- _Exercise objective_:
Leave the pictures out, and retype all of the material exactly as written.

- _Dataset excerpt_:
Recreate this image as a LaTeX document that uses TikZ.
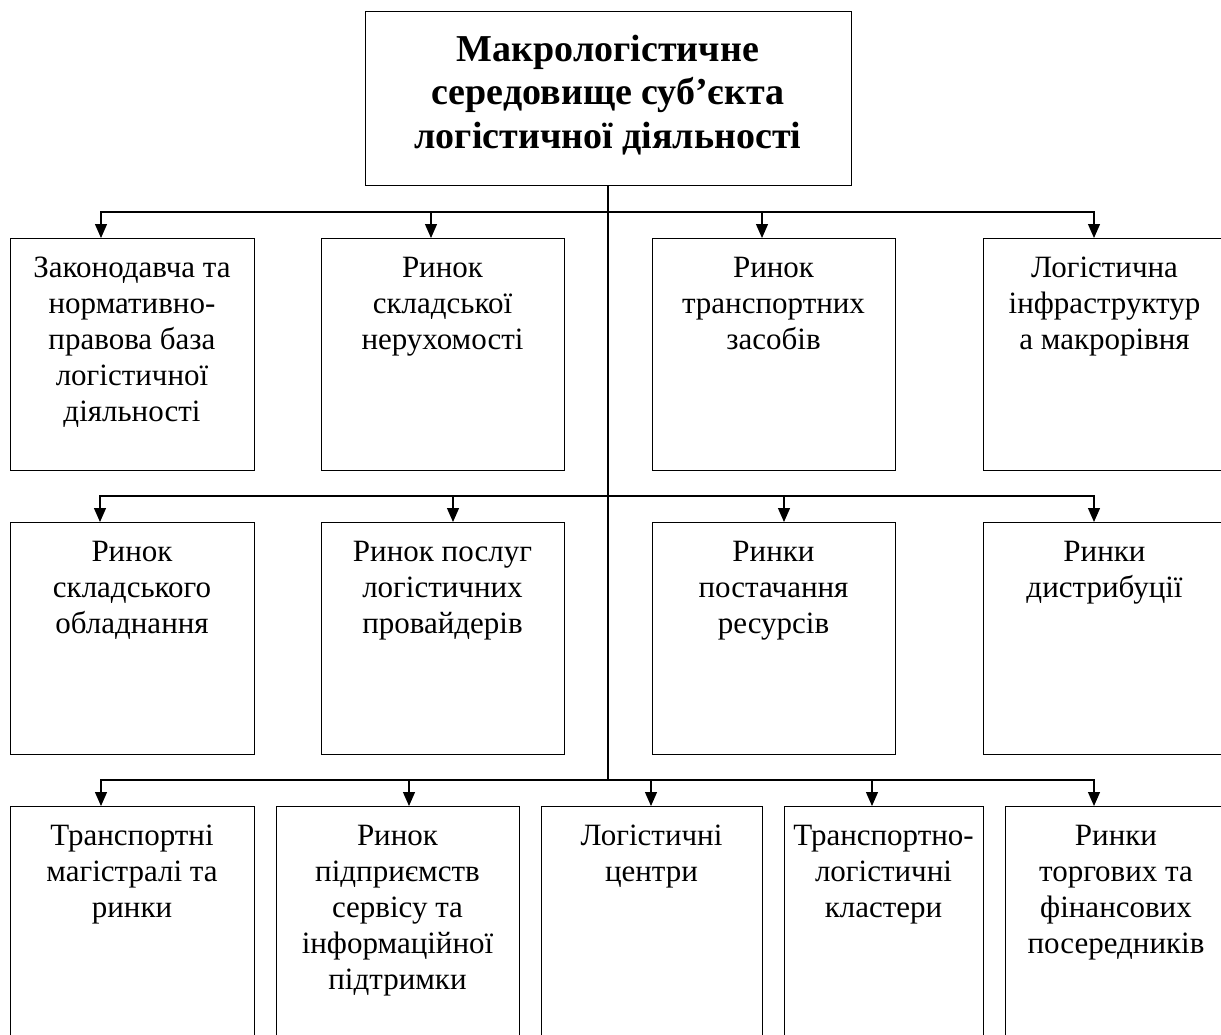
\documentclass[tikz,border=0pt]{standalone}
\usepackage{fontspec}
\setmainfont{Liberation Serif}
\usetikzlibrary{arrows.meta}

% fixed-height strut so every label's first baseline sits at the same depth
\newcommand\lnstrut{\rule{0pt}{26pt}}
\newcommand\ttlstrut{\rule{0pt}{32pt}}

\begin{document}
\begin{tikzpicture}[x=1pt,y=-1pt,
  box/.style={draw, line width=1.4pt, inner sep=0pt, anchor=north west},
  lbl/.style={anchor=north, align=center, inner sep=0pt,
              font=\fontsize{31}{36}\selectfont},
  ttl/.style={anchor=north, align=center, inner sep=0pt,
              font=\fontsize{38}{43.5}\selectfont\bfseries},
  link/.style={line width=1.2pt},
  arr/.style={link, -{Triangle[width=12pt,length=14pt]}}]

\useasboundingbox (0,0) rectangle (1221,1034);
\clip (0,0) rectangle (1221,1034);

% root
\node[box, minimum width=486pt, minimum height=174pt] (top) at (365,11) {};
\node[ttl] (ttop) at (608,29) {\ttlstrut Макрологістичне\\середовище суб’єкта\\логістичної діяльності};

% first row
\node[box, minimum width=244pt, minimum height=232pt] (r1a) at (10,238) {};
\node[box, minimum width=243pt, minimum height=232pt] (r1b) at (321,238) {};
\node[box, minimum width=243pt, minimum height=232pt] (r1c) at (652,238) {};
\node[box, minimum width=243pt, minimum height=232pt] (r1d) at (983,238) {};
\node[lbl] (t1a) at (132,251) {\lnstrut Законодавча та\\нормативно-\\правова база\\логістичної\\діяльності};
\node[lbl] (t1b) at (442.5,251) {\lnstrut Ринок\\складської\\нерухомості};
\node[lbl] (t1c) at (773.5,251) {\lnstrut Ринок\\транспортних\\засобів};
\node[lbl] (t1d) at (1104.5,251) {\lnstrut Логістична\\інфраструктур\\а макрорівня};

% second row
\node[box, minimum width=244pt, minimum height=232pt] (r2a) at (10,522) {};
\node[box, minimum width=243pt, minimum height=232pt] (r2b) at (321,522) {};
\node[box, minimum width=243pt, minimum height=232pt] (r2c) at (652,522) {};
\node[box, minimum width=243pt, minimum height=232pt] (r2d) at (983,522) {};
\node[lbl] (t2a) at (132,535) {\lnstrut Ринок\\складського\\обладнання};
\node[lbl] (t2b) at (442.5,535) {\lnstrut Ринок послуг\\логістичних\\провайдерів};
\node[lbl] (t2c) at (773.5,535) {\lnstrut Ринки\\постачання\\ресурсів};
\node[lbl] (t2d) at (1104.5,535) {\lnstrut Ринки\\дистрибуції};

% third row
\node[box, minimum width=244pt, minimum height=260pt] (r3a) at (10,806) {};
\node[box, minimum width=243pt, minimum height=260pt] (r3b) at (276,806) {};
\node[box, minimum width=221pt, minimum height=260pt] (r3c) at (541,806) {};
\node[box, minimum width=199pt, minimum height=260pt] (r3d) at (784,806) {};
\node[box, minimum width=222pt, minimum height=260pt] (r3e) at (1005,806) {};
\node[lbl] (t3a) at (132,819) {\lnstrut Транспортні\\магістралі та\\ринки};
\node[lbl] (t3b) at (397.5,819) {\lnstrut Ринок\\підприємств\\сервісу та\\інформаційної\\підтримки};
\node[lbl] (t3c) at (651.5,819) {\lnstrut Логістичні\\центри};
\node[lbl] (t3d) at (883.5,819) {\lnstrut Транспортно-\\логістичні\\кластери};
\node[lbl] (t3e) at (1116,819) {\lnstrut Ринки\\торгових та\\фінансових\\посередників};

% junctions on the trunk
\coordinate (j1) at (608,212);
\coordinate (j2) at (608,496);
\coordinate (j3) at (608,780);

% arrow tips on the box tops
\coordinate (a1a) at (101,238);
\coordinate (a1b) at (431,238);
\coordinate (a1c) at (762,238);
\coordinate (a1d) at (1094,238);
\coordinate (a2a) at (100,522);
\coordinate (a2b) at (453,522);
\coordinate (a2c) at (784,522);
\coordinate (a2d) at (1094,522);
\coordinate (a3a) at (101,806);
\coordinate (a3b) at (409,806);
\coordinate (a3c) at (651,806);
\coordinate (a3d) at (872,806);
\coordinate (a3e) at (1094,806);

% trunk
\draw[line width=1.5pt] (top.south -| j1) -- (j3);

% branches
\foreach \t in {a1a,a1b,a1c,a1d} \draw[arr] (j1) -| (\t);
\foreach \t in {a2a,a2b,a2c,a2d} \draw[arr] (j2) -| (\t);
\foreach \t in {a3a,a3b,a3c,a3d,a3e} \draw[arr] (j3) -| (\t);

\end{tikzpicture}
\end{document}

- _Solution_:
Recreate this image as a LaTeX document that uses TikZ.
\documentclass[tikz,border=0pt]{standalone}
\usepackage{fontspec}
\setmainfont{Liberation Serif}
\usetikzlibrary{arrows.meta}

% fixed-height strut so every label's first baseline sits at the same depth
\newcommand\lnstrut{\rule{0pt}{26pt}}
\newcommand\ttlstrut{\rule{0pt}{32pt}}

\begin{document}
\begin{tikzpicture}[x=1pt,y=-1pt,
  box/.style={draw, line width=1.4pt, inner sep=0pt, anchor=north west},
  lbl/.style={anchor=north, align=center, inner sep=0pt,
              font=\fontsize{31}{36}\selectfont},
  ttl/.style={anchor=north, align=center, inner sep=0pt,
              font=\fontsize{38}{43.5}\selectfont\bfseries},
  link/.style={line width=1.2pt},
  arr/.style={link, -{Triangle[width=12pt,length=14pt]}}]

\useasboundingbox (0,0) rectangle (1221,1034);
\clip (0,0) rectangle (1221,1034);

% root
\node[box, minimum width=486pt, minimum height=174pt] (top) at (365,11) {};
\node[ttl] (ttop) at (608,29) {\ttlstrut Макрологістичне\\середовище суб’єкта\\логістичної діяльності};

% first row
\node[box, minimum width=244pt, minimum height=232pt] (r1a) at (10,238) {};
\node[box, minimum width=243pt, minimum height=232pt] (r1b) at (321,238) {};
\node[box, minimum width=243pt, minimum height=232pt] (r1c) at (652,238) {};
\node[box, minimum width=243pt, minimum height=232pt] (r1d) at (983,238) {};
\node[lbl] (t1a) at (132,251) {\lnstrut Законодавча та\\нормативно-\\правова база\\логістичної\\діяльності};
\node[lbl] (t1b) at (442.5,251) {\lnstrut Ринок\\складської\\нерухомості};
\node[lbl] (t1c) at (773.5,251) {\lnstrut Ринок\\транспортних\\засобів};
\node[lbl] (t1d) at (1104.5,251) {\lnstrut Логістична\\інфраструктур\\а макрорівня};

% second row
\node[box, minimum width=244pt, minimum height=232pt] (r2a) at (10,522) {};
\node[box, minimum width=243pt, minimum height=232pt] (r2b) at (321,522) {};
\node[box, minimum width=243pt, minimum height=232pt] (r2c) at (652,522) {};
\node[box, minimum width=243pt, minimum height=232pt] (r2d) at (983,522) {};
\node[lbl] (t2a) at (132,535) {\lnstrut Ринок\\складського\\обладнання};
\node[lbl] (t2b) at (442.5,535) {\lnstrut Ринок послуг\\логістичних\\провайдерів};
\node[lbl] (t2c) at (773.5,535) {\lnstrut Ринки\\постачання\\ресурсів};
\node[lbl] (t2d) at (1104.5,535) {\lnstrut Ринки\\дистрибуції};

% third row
\node[box, minimum width=244pt, minimum height=260pt] (r3a) at (10,806) {};
\node[box, minimum width=243pt, minimum height=260pt] (r3b) at (276,806) {};
\node[box, minimum width=221pt, minimum height=260pt] (r3c) at (541,806) {};
\node[box, minimum width=199pt, minimum height=260pt] (r3d) at (784,806) {};
\node[box, minimum width=222pt, minimum height=260pt] (r3e) at (1005,806) {};
\node[lbl] (t3a) at (132,819) {\lnstrut Транспортні\\магістралі та\\ринки};
\node[lbl] (t3b) at (397.5,819) {\lnstrut Ринок\\підприємств\\сервісу та\\інформаційної\\підтримки};
\node[lbl] (t3c) at (651.5,819) {\lnstrut Логістичні\\центри};
\node[lbl] (t3d) at (883.5,819) {\lnstrut Транспортно-\\логістичні\\кластери};
\node[lbl] (t3e) at (1116,819) {\lnstrut Ринки\\торгових та\\фінансових\\посередників};

% junctions on the trunk
\coordinate (j1) at (608,212);
\coordinate (j2) at (608,496);
\coordinate (j3) at (608,780);

% arrow tips on the box tops
\coordinate (a1a) at (101,238);
\coordinate (a1b) at (431,238);
\coordinate (a1c) at (762,238);
\coordinate (a1d) at (1094,238);
\coordinate (a2a) at (100,522);
\coordinate (a2b) at (453,522);
\coordinate (a2c) at (784,522);
\coordinate (a2d) at (1094,522);
\coordinate (a3a) at (101,806);
\coordinate (a3b) at (409,806);
\coordinate (a3c) at (651,806);
\coordinate (a3d) at (872,806);
\coordinate (a3e) at (1094,806);

% trunk
\draw[line width=1.5pt] (top.south -| j1) -- (j3);

% branches
\foreach \t in {a1a,a1b,a1c,a1d} \draw[arr] (j1) -| (\t);
\foreach \t in {a2a,a2b,a2c,a2d} \draw[arr] (j2) -| (\t);
\foreach \t in {a3a,a3b,a3c,a3d,a3e} \draw[arr] (j3) -| (\t);

\end{tikzpicture}
\end{document}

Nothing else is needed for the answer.